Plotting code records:
+ + + + +

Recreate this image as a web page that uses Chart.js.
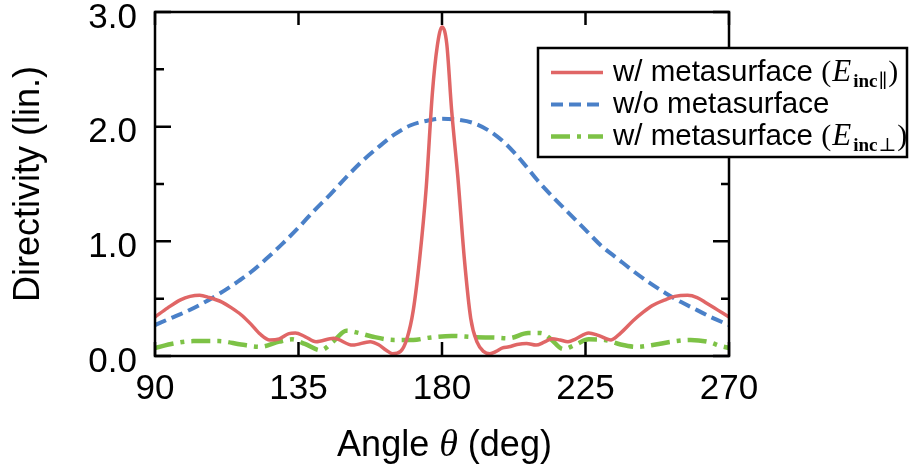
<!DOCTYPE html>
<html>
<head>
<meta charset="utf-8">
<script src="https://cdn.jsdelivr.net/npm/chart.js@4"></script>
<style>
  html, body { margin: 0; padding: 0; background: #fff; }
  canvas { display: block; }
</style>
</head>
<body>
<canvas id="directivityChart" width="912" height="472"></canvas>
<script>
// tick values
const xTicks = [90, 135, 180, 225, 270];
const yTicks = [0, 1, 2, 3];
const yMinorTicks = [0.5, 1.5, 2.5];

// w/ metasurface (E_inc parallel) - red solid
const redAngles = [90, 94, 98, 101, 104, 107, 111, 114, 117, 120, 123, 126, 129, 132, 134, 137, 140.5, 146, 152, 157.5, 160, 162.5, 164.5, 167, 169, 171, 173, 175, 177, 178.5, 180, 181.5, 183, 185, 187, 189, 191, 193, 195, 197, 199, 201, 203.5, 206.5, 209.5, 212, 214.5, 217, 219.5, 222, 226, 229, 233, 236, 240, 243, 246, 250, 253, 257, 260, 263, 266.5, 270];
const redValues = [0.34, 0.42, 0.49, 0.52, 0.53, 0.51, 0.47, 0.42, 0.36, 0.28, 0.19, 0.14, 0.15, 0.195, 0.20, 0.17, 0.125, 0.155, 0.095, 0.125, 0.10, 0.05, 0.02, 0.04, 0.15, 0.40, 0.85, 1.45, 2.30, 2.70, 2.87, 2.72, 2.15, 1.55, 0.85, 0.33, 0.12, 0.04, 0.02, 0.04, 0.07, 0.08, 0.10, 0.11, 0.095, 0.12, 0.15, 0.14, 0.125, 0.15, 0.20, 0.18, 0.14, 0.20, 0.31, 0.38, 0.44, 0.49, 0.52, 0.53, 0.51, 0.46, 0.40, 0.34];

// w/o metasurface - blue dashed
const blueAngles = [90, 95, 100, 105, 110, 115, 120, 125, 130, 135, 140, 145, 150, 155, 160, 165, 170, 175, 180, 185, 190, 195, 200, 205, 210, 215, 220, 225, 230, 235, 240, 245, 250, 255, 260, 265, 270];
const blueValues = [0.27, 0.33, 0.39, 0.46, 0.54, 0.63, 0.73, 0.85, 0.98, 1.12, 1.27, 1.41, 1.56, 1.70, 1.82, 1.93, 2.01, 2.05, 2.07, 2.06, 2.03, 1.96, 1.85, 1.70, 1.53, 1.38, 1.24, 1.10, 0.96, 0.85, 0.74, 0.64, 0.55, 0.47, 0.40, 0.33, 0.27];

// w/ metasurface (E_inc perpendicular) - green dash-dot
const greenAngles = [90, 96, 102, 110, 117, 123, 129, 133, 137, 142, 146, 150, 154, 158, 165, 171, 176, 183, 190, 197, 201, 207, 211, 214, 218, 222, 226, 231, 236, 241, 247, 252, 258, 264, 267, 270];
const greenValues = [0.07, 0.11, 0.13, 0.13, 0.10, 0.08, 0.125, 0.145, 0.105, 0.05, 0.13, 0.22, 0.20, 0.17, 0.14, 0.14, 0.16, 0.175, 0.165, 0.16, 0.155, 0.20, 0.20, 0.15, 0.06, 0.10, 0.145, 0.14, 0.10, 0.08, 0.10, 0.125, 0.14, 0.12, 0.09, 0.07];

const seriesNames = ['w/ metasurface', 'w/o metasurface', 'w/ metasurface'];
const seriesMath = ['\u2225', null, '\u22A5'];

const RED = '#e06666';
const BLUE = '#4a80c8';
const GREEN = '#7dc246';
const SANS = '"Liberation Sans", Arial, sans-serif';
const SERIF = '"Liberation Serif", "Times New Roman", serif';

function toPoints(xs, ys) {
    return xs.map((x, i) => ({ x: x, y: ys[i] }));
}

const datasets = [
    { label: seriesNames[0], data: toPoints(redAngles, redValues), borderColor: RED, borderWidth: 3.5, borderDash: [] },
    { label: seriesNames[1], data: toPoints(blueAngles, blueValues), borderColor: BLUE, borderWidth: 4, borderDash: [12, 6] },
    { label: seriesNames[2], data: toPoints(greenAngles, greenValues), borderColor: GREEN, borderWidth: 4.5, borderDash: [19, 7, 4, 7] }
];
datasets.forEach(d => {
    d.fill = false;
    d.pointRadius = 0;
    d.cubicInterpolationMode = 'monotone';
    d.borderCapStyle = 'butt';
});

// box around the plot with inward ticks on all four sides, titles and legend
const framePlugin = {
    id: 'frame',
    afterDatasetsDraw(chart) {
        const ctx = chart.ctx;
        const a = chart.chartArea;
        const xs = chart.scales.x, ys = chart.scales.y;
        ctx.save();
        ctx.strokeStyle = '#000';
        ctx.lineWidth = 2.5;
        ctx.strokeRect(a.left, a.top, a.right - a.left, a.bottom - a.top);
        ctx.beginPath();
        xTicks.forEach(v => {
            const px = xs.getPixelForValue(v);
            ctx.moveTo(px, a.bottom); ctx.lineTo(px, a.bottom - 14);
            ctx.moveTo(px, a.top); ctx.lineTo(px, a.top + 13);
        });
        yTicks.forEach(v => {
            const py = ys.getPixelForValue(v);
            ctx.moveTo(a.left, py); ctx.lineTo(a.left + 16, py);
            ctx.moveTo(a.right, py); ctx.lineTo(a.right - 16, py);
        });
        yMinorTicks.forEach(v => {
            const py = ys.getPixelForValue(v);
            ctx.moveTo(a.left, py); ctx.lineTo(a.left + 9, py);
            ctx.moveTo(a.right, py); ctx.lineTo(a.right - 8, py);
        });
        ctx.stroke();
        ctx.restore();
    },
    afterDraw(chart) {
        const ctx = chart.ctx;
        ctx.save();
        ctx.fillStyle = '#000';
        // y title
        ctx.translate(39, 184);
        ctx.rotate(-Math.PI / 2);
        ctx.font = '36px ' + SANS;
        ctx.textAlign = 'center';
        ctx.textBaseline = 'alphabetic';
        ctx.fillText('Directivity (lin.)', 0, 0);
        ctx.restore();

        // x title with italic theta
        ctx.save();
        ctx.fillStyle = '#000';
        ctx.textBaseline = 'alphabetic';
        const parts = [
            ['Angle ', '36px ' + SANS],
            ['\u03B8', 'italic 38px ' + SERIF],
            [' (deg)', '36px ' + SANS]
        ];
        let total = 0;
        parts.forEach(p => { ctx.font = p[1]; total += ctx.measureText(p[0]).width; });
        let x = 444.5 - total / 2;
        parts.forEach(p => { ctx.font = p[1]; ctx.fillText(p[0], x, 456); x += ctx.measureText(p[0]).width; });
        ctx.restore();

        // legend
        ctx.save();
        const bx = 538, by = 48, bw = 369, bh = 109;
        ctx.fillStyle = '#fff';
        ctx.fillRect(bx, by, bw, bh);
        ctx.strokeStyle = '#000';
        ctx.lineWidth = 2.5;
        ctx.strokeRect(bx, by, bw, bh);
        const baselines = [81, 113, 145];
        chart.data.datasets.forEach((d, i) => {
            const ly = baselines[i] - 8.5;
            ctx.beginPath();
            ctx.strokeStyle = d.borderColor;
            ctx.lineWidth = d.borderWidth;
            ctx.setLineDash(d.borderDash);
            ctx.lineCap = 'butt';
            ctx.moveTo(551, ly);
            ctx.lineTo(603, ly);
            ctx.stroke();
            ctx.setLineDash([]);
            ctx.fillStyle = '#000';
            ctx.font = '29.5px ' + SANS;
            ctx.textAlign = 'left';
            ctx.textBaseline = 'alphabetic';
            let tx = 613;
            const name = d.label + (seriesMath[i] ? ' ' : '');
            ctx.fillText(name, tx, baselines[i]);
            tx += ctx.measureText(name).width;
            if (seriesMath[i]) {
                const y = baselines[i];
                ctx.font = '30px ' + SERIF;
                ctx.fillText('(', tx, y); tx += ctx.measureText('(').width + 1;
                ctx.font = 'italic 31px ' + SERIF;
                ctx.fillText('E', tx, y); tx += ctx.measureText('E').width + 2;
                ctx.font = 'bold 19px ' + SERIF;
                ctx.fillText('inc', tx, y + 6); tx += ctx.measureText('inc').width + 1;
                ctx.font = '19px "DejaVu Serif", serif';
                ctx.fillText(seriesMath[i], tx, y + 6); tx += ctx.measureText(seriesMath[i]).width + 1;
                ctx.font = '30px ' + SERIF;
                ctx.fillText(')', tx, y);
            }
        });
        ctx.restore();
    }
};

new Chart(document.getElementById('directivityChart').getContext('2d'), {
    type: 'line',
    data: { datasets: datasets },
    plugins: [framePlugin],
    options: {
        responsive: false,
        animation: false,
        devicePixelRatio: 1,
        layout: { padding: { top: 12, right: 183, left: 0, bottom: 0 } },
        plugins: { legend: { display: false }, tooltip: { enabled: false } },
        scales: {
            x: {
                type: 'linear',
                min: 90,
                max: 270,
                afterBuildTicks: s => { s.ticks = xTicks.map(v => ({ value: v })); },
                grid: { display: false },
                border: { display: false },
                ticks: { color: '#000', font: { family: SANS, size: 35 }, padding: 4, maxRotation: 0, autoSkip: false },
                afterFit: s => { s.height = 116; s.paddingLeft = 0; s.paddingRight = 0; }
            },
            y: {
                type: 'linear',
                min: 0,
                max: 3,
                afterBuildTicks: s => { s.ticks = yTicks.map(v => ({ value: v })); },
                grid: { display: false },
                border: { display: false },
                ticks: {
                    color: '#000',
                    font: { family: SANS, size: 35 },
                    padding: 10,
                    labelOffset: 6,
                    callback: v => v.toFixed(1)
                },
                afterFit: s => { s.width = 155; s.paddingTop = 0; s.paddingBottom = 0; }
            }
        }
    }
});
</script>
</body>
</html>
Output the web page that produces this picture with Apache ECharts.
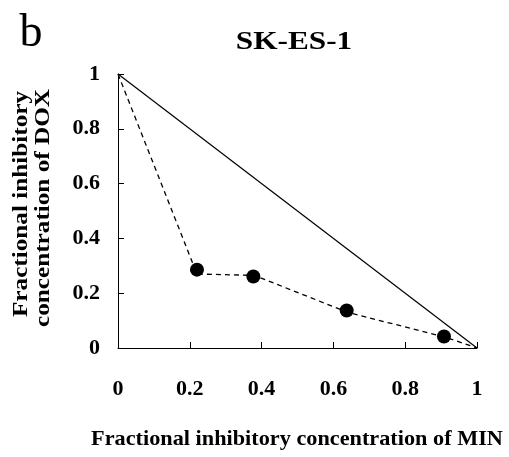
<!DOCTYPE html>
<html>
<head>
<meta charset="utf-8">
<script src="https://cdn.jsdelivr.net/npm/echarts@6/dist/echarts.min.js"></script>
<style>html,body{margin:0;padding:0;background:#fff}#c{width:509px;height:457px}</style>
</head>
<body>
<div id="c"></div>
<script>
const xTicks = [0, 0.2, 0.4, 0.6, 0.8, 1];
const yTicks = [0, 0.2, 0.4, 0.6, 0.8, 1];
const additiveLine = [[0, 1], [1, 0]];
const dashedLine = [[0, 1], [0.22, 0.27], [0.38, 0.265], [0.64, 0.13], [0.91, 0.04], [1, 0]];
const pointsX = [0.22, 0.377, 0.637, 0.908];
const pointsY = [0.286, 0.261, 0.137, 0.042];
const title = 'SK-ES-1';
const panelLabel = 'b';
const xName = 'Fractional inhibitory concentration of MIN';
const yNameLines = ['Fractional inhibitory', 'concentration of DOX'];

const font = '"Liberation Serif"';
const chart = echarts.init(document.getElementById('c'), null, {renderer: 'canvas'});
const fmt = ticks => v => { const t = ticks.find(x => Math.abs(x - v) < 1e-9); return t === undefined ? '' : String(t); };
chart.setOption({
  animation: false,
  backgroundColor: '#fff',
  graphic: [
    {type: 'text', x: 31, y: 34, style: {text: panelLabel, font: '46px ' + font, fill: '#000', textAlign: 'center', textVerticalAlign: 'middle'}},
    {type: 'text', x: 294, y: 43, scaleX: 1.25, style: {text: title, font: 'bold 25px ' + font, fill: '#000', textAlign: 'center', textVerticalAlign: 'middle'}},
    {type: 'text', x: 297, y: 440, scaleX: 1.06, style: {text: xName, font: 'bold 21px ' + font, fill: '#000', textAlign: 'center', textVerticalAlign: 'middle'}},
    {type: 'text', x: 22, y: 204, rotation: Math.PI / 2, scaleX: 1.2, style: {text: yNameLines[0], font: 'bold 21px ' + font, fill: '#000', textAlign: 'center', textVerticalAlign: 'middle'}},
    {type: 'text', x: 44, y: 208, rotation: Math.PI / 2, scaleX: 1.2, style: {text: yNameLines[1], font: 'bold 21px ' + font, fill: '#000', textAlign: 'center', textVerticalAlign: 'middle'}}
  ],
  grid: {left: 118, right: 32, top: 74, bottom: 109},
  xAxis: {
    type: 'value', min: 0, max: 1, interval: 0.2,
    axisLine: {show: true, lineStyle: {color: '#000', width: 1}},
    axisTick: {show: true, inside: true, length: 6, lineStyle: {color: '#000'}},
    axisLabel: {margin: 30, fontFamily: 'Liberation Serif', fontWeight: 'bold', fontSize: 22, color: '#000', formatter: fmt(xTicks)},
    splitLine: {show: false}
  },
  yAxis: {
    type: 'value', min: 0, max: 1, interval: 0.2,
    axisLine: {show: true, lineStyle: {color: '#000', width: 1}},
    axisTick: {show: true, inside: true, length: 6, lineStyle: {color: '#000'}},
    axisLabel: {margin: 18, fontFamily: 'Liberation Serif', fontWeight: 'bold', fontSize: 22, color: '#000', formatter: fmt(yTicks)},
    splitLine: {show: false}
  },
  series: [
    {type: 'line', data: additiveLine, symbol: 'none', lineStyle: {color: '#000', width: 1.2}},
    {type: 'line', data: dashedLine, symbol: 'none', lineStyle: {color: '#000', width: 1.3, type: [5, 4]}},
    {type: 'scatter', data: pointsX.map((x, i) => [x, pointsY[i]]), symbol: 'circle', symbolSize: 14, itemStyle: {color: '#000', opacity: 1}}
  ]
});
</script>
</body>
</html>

+ + + + +

Starting with the first line of the data above and ending with the line containing "const yMinorTicks = [0.5, 1.5, 2.5];", please restate every line exactly, leaving images out.

Recreate this image as a web page that uses Chart.js.
<!DOCTYPE html>
<html>
<head>
<meta charset="utf-8">
<script src="https://cdn.jsdelivr.net/npm/chart.js@4"></script>
<style>
  html, body { margin: 0; padding: 0; background: #fff; }
  canvas { display: block; }
</style>
</head>
<body>
<canvas id="directivityChart" width="912" height="472"></canvas>
<script>
// tick values
const xTicks = [90, 135, 180, 225, 270];
const yTicks = [0, 1, 2, 3];
const yMinorTicks = [0.5, 1.5, 2.5];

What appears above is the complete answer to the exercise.